01-Sep-23 Macro

Europe’s depleted Covid savings

The extraordinary savings of the Covid period are depleted now, except among the wealthy – who aren’t quick to spend. So, the economy gets no savings boost this year.

Distribution of cumulated excess savings across household groups

*Deviations from the pre-pandemic trend, percentages of trend disposable income.

Sources: European Central Bank, Eurostat, DWS Investment GmbH, as of 8/15/23

Since then, however, the picture has become more nuanced. Households have invested their excess savings in housing, financial assets such as stocks and bonds, and have paid off loans. Meanwhile liquid assets such as cash or bank deposits, which are also readily available for consumption, have gradually been reduced – from a peak of 3.7% of disposable income in Q1 2021 to just 0.6% in Q4 2022. This means that there are hardly any spare savings or assets left that are readily available to be turned into spending money.

The distribution of excess savings is also important. Calculations by the ECB show that wealthy households are most likely to still have surplus savings in the bank. While the wealthiest 10% of the population held less than half of total excess savings in Q1 2020, this figure had risen to almost two-thirds by Q4 2022.

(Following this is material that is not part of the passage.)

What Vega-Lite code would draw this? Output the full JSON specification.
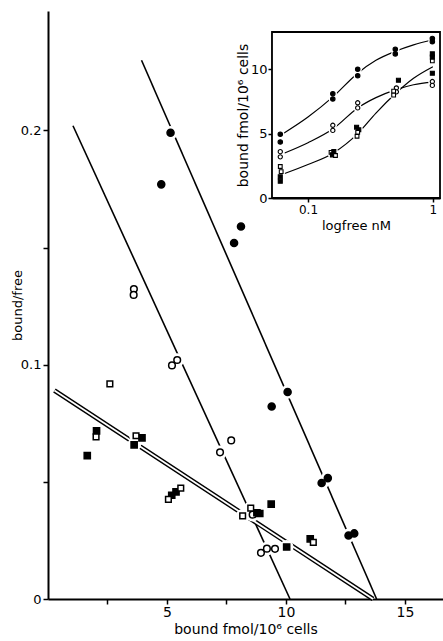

However, wealthy households tend to have a lower marginal propensity to consume and tend to react only slowly to changes in their wealth. The contrary is generally true for less wealthy and lower-income groups. When they have money, they spend it. All in all, this means that excess savings are no longer likely to provide any additional impetus for consumer spending and growth. But with inflation set to fall significantly in coming months, at least real incomes will rise again. That should help the consumer and the economy a bit. But the Covid windfall is over.